Le dossier de l’assurance-­chômage mobilise peu. Pourtant, l’attaque est majeure. Le gouvernement va réaliser 3,4 milliards ­d’économies sur le dos des chômeuses et des chômeurs. À compter du 1er novembre, il faudra avoir travaillé six mois sur une période de vingt quatre mois pour ouvrir des droits aux allocations, au lieu de quatre mois sur vingt huit aujourd’hui. De la même façon, il faudra totaliser six mois de travail au lieu de un pour recharger ses droits.

Comme le dispositif minimaliste de bonus-malus pour les entreprises abusant des contrats courts ne modifiera pas la précarité du travail, ce sont les chômeurs qui en paieront le prix.

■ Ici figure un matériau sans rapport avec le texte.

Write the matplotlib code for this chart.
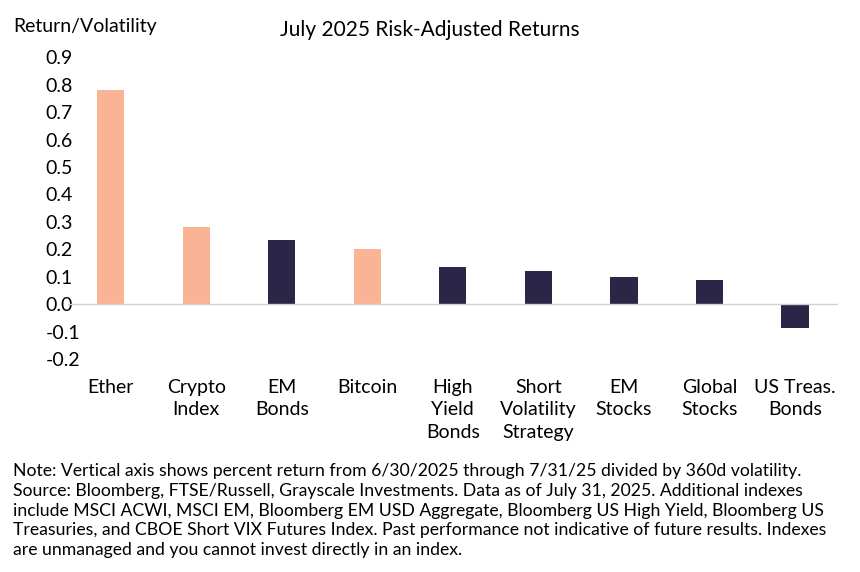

Selon une étude de l’Unédic, à ce régime, plus de 1 million de chômeurs verront leurs droits réduits ou supprimés [3]. D’autant qu’à partir du 1er avril 2020, le mode de calcul des indemnités journalières va également changer, induisant une baisse des revenus des personnes alternant périodes de travail et de chômage.

Les luttes des chômeurs et précaires pourraient prendre une nouvelle dimension lorsqu’ils et elles seront exclus en masse de l’indemnisation chômage à partir du mois de novembre.

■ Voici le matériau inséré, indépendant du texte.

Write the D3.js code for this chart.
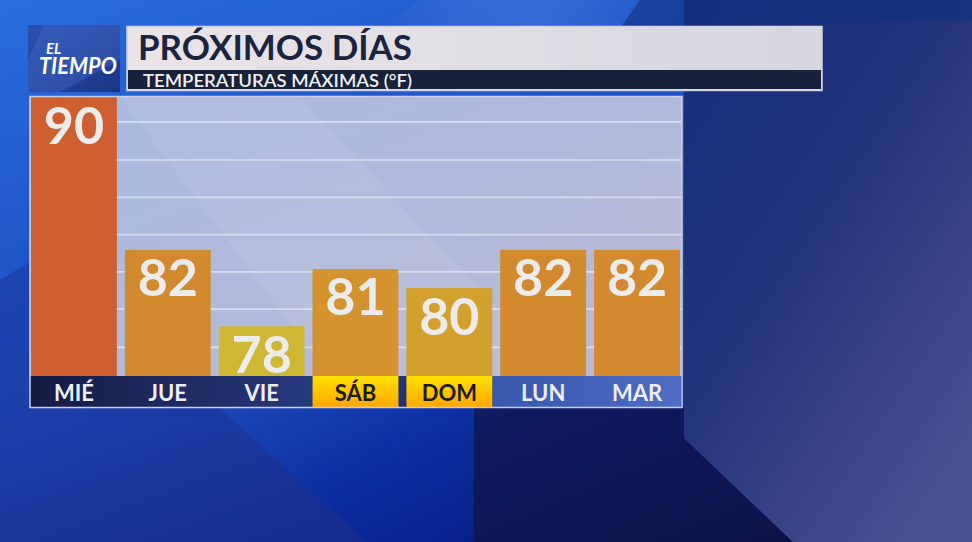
<!DOCTYPE html>
<html>
<head>
<meta charset="utf-8">
<script src="https://cdn.jsdelivr.net/npm/d3@7"></script>
<style>
  html, body { margin: 0; padding: 0; background: #1a3a9a; overflow: hidden; }
  svg { display: block; }
  text { font-family: Lato, "Open Sans", sans-serif; }
</style>
</head>
<body>
<svg id="chart" width="972" height="542"></svg>
<script>
// ---- data ----
const days = ["MIÉ", "JUE", "VIE", "SÁB", "DOM", "LUN", "MAR"];
const highs = [90, 82, 78, 81, 80, 82, 82];
const weekendDays = ["SÁB", "DOM"];
const nextWeekDays = ["LUN", "MAR"];
const gridValues = [76.9, 78.9, 80.85, 82.8, 84.75, 86.7, 88.7];
const titleText = "PRÓXIMOS DÍAS";
const subtitleText = "TEMPERATURAS MÁXIMAS (°F)";
const logoLines = ["EL", "TIEMPO"];

(function () {
const svg = d3.select("#chart");
const W = 972, H = 542;
const defs = svg.append("defs");

function lin(id, x1, y1, x2, y2, stops) {
  const g = defs.append("linearGradient").attr("id", id)
    .attr("x1", x1).attr("y1", y1).attr("x2", x2).attr("y2", y2);
  stops.forEach(s => g.append("stop").attr("offset", s[0]).attr("stop-color", s[1]).attr("stop-opacity", s[2] == null ? 1 : s[2]));
  return "url(#" + id + ")";
}

// ---- background ----
svg.append("rect").attr("width", W).attr("height", H)
  .attr("fill", lin("bgBase", 0, 0, 0.6, 1, [[0, "#2a6ddf"], [0.45, "#1d50c2"], [1, "#1a2f8e"]]));
svg.append("polygon").attr("points", "420,0 660,0 620,30 380,30")
  .attr("fill", lin("streak1", 0, 0, 1, 0, [[0, "#ffffff", 0], [0.55, "#9cc0ff", 0.14], [1, "#ffffff", 0]]));
svg.append("polygon").attr("points", "0,280 30,262 30,410 0,410")
  .attr("fill", "#1a3aa2").attr("opacity", 0.6);
svg.append("polygon").attr("points", "0,408 220,408 366,542 0,542")
  .attr("fill", lin("bl", 0, 0, 1, 1, [[0, "#1c40ac"], [1, "#162b8a"]]));
svg.append("polygon").attr("points", "220,408 474,408 474,542 366,542")
  .attr("fill", lin("vb", 0, 0, 1, 1, [[0, "#1a48b6"], [0.5, "#0c2fa2"], [1, "#081f8a"]]));
svg.append("polygon").attr("points", "474,408 684,408 684,438 793,542 474,542")
  .attr("fill", lin("dn", 0, 0, 1, 1, [[0, "#0f1c62"], [1, "#0b1248"]]));
svg.append("polygon").attr("points", "684,0 972,0 972,542 793,542 684,438")
  .attr("fill", lin("rr", 0, 0, 0.8, 1, [[0, "#142f7e"], [0.45, "#22337a"], [1, "#4a5190"]]));
svg.append("polygon").attr("points", "640,0 972,0 972,20 620,28")
  .attr("fill", "#12307e").attr("opacity", 0.6);

// ---- header ----
svg.append("rect").attr("x", 28).attr("y", 25).attr("width", 92).attr("height", 67)
  .attr("fill", lin("logoBg", 0, 0, 1, 1, [[0, "#2a4fb0"], [1, "#1b3584"]]));
svg.append("polygon").attr("points", "44,25 120,25 120,60 60,92 28,92 28,60")
  .attr("fill", "#4a72d0").attr("opacity", 0.35);
const logo = svg.append("text").attr("font-weight", 700).attr("font-style", "italic").attr("fill", "#ffffff");
logo.append("tspan").attr("x", 46).attr("y", 54).attr("font-size", 15).text(logoLines[0]);
logo.append("tspan").attr("x", 39).attr("y", 74).attr("font-size", 23)
  .attr("textLength", 78).attr("lengthAdjust", "spacingAndGlyphs").text(logoLines[1]);

svg.append("rect").attr("x", 127).attr("y", 26.5).attr("width", 695).attr("height", 64)
  .attr("fill", "#d8d9e3").attr("stroke", "#cfd3e4").attr("stroke-width", 1.5);
svg.append("rect").attr("x", 128).attr("y", 27.5).attr("width", 693).attr("height", 42.5)
  .attr("fill", lin("titleBg", 0, 0, 1, 0, [[0, "#ebe5ea"], [1, "#d5d6df"]]));
svg.append("rect").attr("x", 128).attr("y", 70).attr("width", 693).attr("height", 19)
  .attr("fill", "#172139");
svg.append("text").attr("x", 138).attr("y", 59.5).text(titleText)
  .attr("font-size", 34).attr("font-weight", 700).attr("fill", "#1a2340")
  .attr("textLength", 274).attr("lengthAdjust", "spacingAndGlyphs");
svg.append("text").attr("x", 143).attr("y", 86.5).text(subtitleText)
  .attr("font-size", 16.5).attr("font-weight", 600).attr("fill", "#eef0f5")
  .attr("textLength", 269).attr("lengthAdjust", "spacingAndGlyphs");

// ---- chart ----
const plotLeft = 31, plotRight = 680, plotTop = 97, plotBase = 376, stripBottom = 407;
const x = d3.scaleBand().domain(days).range([plotLeft, plotRight]).paddingInner(0.085).paddingOuter(0);
const y = d3.scaleLinear().domain([75.4, 90]).range([plotBase, plotTop]);
const color = d3.scaleLinear().domain([78, 80, 81, 82, 90])
  .range(["#cdb733", "#d3a02e", "#d4932f", "#d3892e", "#cf5f30"]);

svg.append("rect").attr("x", 30).attr("y", plotTop).attr("width", 652).attr("height", plotBase - plotTop)
  .attr("fill", lin("plotBg", 0, 0, 1, 1, [[0, "#a9b9df"], [0.5, "#b0badc"], [1, "#bcbad2"]]));
svg.append("polygon").attr("points", "120,97 300,97 560,376 330,376")
  .attr("fill", "#ffffff").attr("opacity", 0.07);

svg.append("g").selectAll("line").data(gridValues).join("line")
  .attr("x1", plotLeft).attr("x2", plotRight + 1)
  .attr("y1", d => y(d)).attr("y2", d => y(d))
  .attr("stroke", "#e6e9f5").attr("stroke-opacity", 0.75).attr("stroke-width", 1.6);

const data = days.map((d, i) => ({ day: d, v: highs[i] }));
svg.append("g").selectAll("rect").data(data).join("rect")
  .attr("x", d => x(d.day)).attr("width", x.bandwidth())
  .attr("y", d => y(d.v)).attr("height", d => plotBase - y(d.v))
  .attr("fill", d => color(d.v));

svg.append("g").selectAll("text").data(data).join("text")
  .attr("x", d => x(d.day) + x.bandwidth() / 2)
  .attr("y", d => y(d.v) + 46.5)
  .attr("text-anchor", "middle")
  .attr("font-size", 52).attr("font-weight", 700).attr("fill", "#ececec")
  .text(d => d.v);

svg.append("rect").attr("x", 30).attr("y", plotBase).attr("width", 652).attr("height", stripBottom - plotBase)
  .attr("fill", lin("stripNavy", 0, 0, 1, 0, [[0, "#141b42"], [0.45, "#263a80"], [0.7, "#1e2c66"], [1, "#1e2c66"]]));
const gap = x.step() - x.bandwidth();
const nextX0 = x(nextWeekDays[0]) - gap;
svg.append("rect").attr("x", nextX0).attr("y", plotBase)
  .attr("width", plotRight + 1 - nextX0).attr("height", stripBottom - plotBase)
  .attr("fill", lin("stripBlue", 0, 0, 1, 0, [[0, "#3a57ae"], [1, "#4f6cc6"]]));
const yellow = lin("stripYellow", 0, 0, 0, 1, [[0, "#ffe000"], [1, "#ffa700"]]);
svg.append("g").selectAll("rect").data(weekendDays).join("rect")
  .attr("x", d => x(d)).attr("y", plotBase).attr("width", x.bandwidth()).attr("height", stripBottom - plotBase)
  .attr("fill", yellow);

svg.append("g").selectAll("text").data(days).join("text")
  .attr("x", d => x(d) + x.bandwidth() / 2).attr("y", 400.5)
  .attr("text-anchor", "middle")
  .attr("font-size", 22).attr("font-weight", 700)
  .attr("fill", d => weekendDays.includes(d) ? "#1b1b1b" : "#ececf2")
  .text(d => d);

svg.append("rect").attr("x", 30).attr("y", 96.5).attr("width", 652).attr("height", 311)
  .attr("fill", "none").attr("stroke", "#c9cfe6").attr("stroke-width", 1.5);
})();
</script>
</body>
</html>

L’opposition à la privatisation d’Aéroports de Paris (ADP) – votée avec celle de la Française des jeux, et avec la cession de la part de l’État dans Engie – va occuper l’espace. Le délai pour recueillir 4,7 millions de signatures pour réclamer un référendum court jusqu’au 12 mars 2020. Rappelons que la procédure du référendum d’initiative partagée (RIP) est conçue pour que le référendum n’advienne jamais [4].

Privatisations : le cas Aéroports de Paris

Néanmoins, vu les enjeux ­écologiques et sociaux, cette question va polariser les débats politiques au moins jusqu’aux municipales. L’occasion d’animer un vaste débat sur la destruction des services publics – écoles fermées, rail ouvert à la concurrence, autoroutes bradées aux monopoles – et plaider pour leur réappropriation sociale, leur réorientation au service des populations et leur gestion directe par les travailleuses et les ­travailleurs.

SNU : la soumission de la jeunesse

Enfin, il va falloir se mobiliser contre l’embrigadement de la jeunesse que représente le Service national universel (SNU). Avec ce dispositif, le gouvernement confirme le tropisme autoritaire du quinquennat d’Emmanuel Macron, après la répression des manifestations et sa politique inhumaine vis-à-vis des migrantes et migrants. Dès cette année, 40 000 jeunes de 15 et 16 ans devront effectuer deux fois ­quinze jours de service national, où se mêleront garde-à-vous, Marseillaise, initiation à la défense et autres réjouissances patriotes et militaristes. À l’horizon 2021, 800 000 jeunes seront touchés par cette entreprise d’encadrement et de soumission.

Avec un collectif unitaire d’associations et d’organisations syndicales et politiques, l’UCL réclame l’abandon du SNU dont le coût est estimé à 1,5 milliard d’euros par an. Une véritable campagne s’annonce dans les mois qui viennent.

Stéphane (UCL Montpellier)

[1«  Grève aux urgences  : Le retour des coordinations de grévistes  ?  », Alternative libertaire, juillet-août 2019.

[2« Élisabeth Borne, à elle de vous faire préférer l’avion », Libération, 17 juillet 2019.

[3Les Échos , 4 juillet 2019.

[4«  ADP : pourquoi refuser la grande braderie macronienne  », Alternative libertaire, juillet-août 2019.